BAYPORT, Minn. (AP) — An inmate used a weapon to kill an officer at a Minnesota state prison, in the first death on record of an on-duty prison guard in the state, corrections officials said.

State Corrections Commissioner Tom Roy declined to describe the weapon used to kill Officer Joseph Gomm on Wednesday at the state’s flagship prison in Stillwater. Gomm was killed in Stillwater’s industry building, which houses a welding shop and carpentry programs, Roy said at a news conference Wednesday.

The inmate, 42-year-old Edward Muhammad Johnson, is serving a nearly 29-year sentence for the 2002 fatal stabbing of his roommate, Brooke Thompson. Before pleading guilty to second-degree murder in Thompson’s death in 2003, Johnson punched a Hennepin County jail deputy in the eye, the Star Tribune reported .

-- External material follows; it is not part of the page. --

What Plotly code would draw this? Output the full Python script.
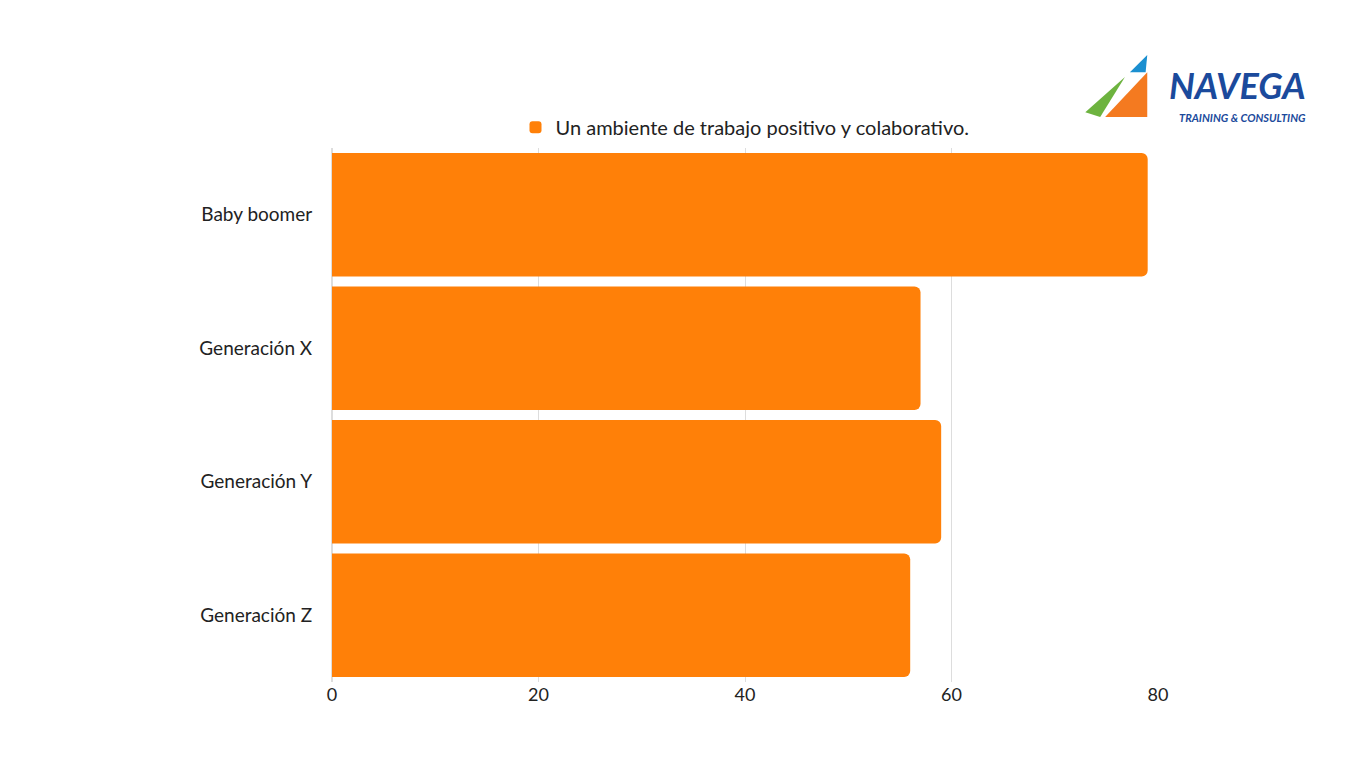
import plotly.graph_objects as go

categories = ["Baby boomer", "Generación X", "Generación Y", "Generación Z"]
values = [79, 57, 59, 56]
series_name = "Un ambiente de trabajo positivo y colaborativo."
tick_vals = [0, 20, 40, 60, 80]

fig = go.Figure(go.Bar(
    y=categories, x=values, orientation="h", name=series_name,
    marker=dict(color="#FF8008", line=dict(width=0)), showlegend=True,
))
fig.update_layout(
    width=1366, height=768, paper_bgcolor="white", plot_bgcolor="white",
    margin=dict(l=324, r=216, t=140, b=94, autoexpand=False),
    font=dict(family="Lato, Open Sans, sans-serif", size=19, color="#222"),
    bargap=0.075, barcornerradius=6,
    legend=dict(orientation="h", x=0.5, xanchor="center", y=1.039, yanchor="middle",
                font=dict(size=20)),
    xaxis=dict(range=[0, 80], tickvals=tick_vals, showgrid=True, gridcolor="#DDDDDD",
               zeroline=True, zerolinecolor="#DDDDDD", ticks="", tickfont=dict(size=18)),
    yaxis=dict(autorange="reversed", ticks="outside", ticklen=15, tickcolor="white",
               showline=False, tickfont=dict(size=19)),
)
fig.add_shape(type="path", xref="paper", yref="paper",
              path="M 0.936 1.058 L 0.987 1.142 L 0.987 1.058 Z", fillcolor="#F47A20", line_width=0)
fig.add_shape(type="path", xref="paper", yref="paper",
              path="M 0.912 1.067 L 0.960 1.133 L 0.930 1.058 Z", fillcolor="#6DB33F", line_width=0)
fig.add_shape(type="path", xref="paper", yref="paper",
              path="M 0.966 1.142 L 0.987 1.174 L 0.985 1.142 Z", fillcolor="#1B8FD0", line_width=0)
fig.add_annotation(xref="paper", yref="paper", x=1.182, y=1.118, xanchor="right", yanchor="middle",
                   text="<b><i>NAVEGA</i></b>", showarrow=False,
                   font=dict(size=36, color="#1B4A9C", family="Lato"))
fig.add_annotation(xref="paper", yref="paper", x=1.182, y=1.058, xanchor="right", yanchor="middle",
                   text="<b><i>TRAINING &amp; CONSULTING</i></b>", showarrow=False,
                   font=dict(size=11, color="#1B4A9C", family="Lato"))
fig.write_html("out.html")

Officials have said Johnson acted alone in the attack on Gomm, which is under investigation. Gomm, like most guards, was armed only with pepper spray and a radio, Roy said. Guns are typically only used by officers stationed in watch towers and assigned to crisis response teams.

About 1,600 inmates are housed at the 104-year-old Stillwater prison, and about a third of them are serving time for homicide.

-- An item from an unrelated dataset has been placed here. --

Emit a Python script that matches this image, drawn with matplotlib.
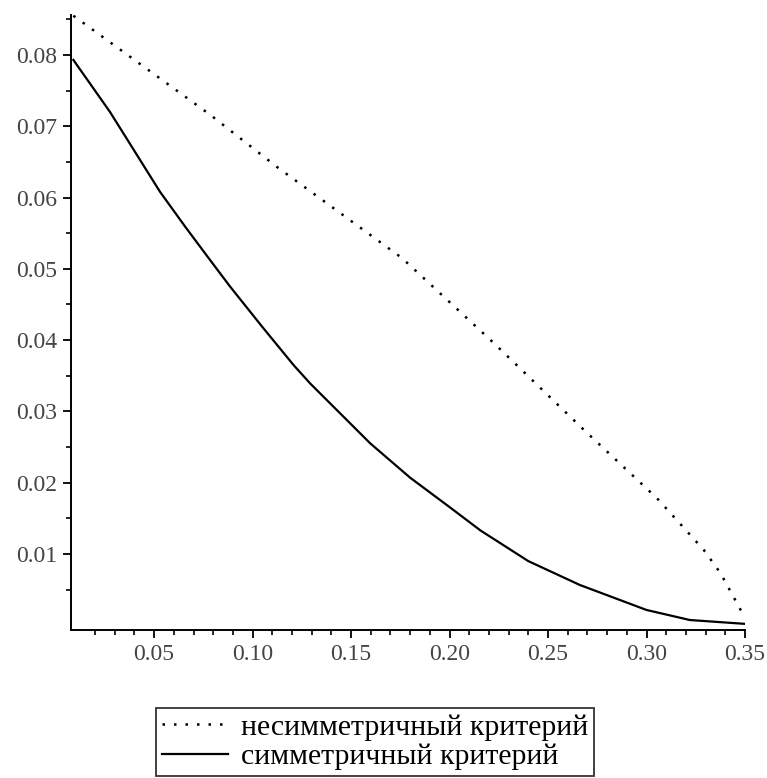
import matplotlib
matplotlib.use("Agg")
import matplotlib.pyplot as plt
from matplotlib.ticker import FixedLocator

# curves
sym_x = [0.009, 0.0276, 0.053, 0.0658, 0.0785, 0.0886, 0.1045, 0.1208,
         0.1293, 0.1598, 0.180, 0.1902, 0.2004, 0.2157, 0.240, 0.2662,
         0.300, 0.322, 0.350]
sym_y = [0.0793, 0.0720, 0.0608, 0.0559, 0.0512, 0.0475, 0.0420, 0.0365,
         0.0339, 0.0255, 0.0207, 0.0186, 0.0165, 0.0133, 0.0090, 0.00565,
         0.00215, 0.00074, 0.0002]

asym_x = [0.009, 0.0785, 0.1123, 0.1759, 0.2224, 0.269, 0.3054, 0.3291,
          0.3376, 0.3478, 0.350]
asym_y = [0.0855, 0.0716, 0.0643, 0.0515, 0.0396, 0.0272, 0.0178, 0.01056,
          0.0073, 0.00215, 0.0011]

labels = ["несимметричный критерий", "симметричный критерий"]
x_ticks = [0.05, 0.10, 0.15, 0.20, 0.25, 0.30, 0.35]
y_ticks = [0.01, 0.02, 0.03, 0.04, 0.05, 0.06, 0.07, 0.08]
x_minor = [0.01 * i for i in range(2, 35) if i % 5]
y_minor = [0.005 + 0.01 * i for i in range(9)]

plt.rcParams['font.family'] = ['Liberation Serif', 'DejaVu Serif']

fig = plt.figure(figsize=(7.67, 7.78), dpi=100)
ax = fig.add_axes([71 / 767, 1 - 630 / 778, (745 - 71) / 767, (630 - 15) / 778])

l1, = ax.plot(asym_x, asym_y, color='black', lw=1.8, linestyle=(0, (1, 3.6)))
l2, = ax.plot(sym_x, sym_y, color='black', lw=1.6)

ax.set_xlim(0.0078, 0.35)
ax.set_ylim(-0.00066, 0.0856)

ax.xaxis.set_major_locator(FixedLocator(x_ticks))
ax.xaxis.set_minor_locator(FixedLocator(x_minor))
ax.yaxis.set_major_locator(FixedLocator(y_ticks))
ax.yaxis.set_minor_locator(FixedLocator(y_minor))
ax.set_xticklabels(["%.2f" % v for v in x_ticks])
ax.set_yticklabels(["%.2f" % v for v in y_ticks])

for s in ['top', 'right']:
    ax.spines[s].set_visible(False)
for s in ['left', 'bottom']:
    ax.spines[s].set_linewidth(1.4)

ax.tick_params(which='major', direction='out', length=6, width=1.3,
               labelsize=17, labelcolor='#444444', pad=4)
ax.tick_params(which='minor', direction='out', length=3.5, width=1.2)

leg = fig.legend([l1, l2], labels, loc='upper left',
                 bbox_to_anchor=(156 / 767, 1 - 708 / 778),
                 fontsize=21.5, frameon=True, fancybox=False,
                 handlelength=2.2, handletextpad=0.45, borderpad=0.2,
                 labelspacing=0.08, borderaxespad=0)
leg.get_frame().set_edgecolor('black')
leg.get_frame().set_linewidth(1.3)

fig.savefig("out.png", dpi=100)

The guard’s on-duty killing “is the first in the state, as far as we can verify through our records,” according to Department of Corrections spokeswoman Sarah Fitzgerald.

“The corrections family is reeling from this incident,” Roy said. “We are not accustomed to losing staff.”

Assaults on staff at the state’s prisons are common. According to data from the Department of Corrections, there were 63 such assaults at Minnesota’s adult state prisons during the 2016 fiscal year.

More recent figures weren’t immediately available, but there have been concerns about worsening conditions. At least two attacks on officers at the Oak Park Heights maximum security facility have been made public this year. Just last month, a corrections officer suffered injuries that were not life-threatening in an attack that led to a lockdown. In April, 10 employees were injured in two separate fights in one weekend.

AFSCME Council 5, a union that represents Minnesota state correctional officers, said in a statement it has lobbied state lawmakers for increased staffing and funding to alleviate shortages at correctional facilities, “only to have them voted down by politicians who do not support the safety and security of our Correctional Staff.”

Rogers police Chief Jeff Beahen, president of the Minnesota Law Enforcement Memorial Association, said correctional officers deserve credit for choosing to work among sometimes violent populations with inherent risks while equipped with few tools to protect themselves.

Beahen said Gomm is survived by a sibling and a parent. He said his organization has met with the family and offered a “line-of-duty” funeral.

“He paid the ultimate sacrifice doing what he was sworn to do,” Beahen said.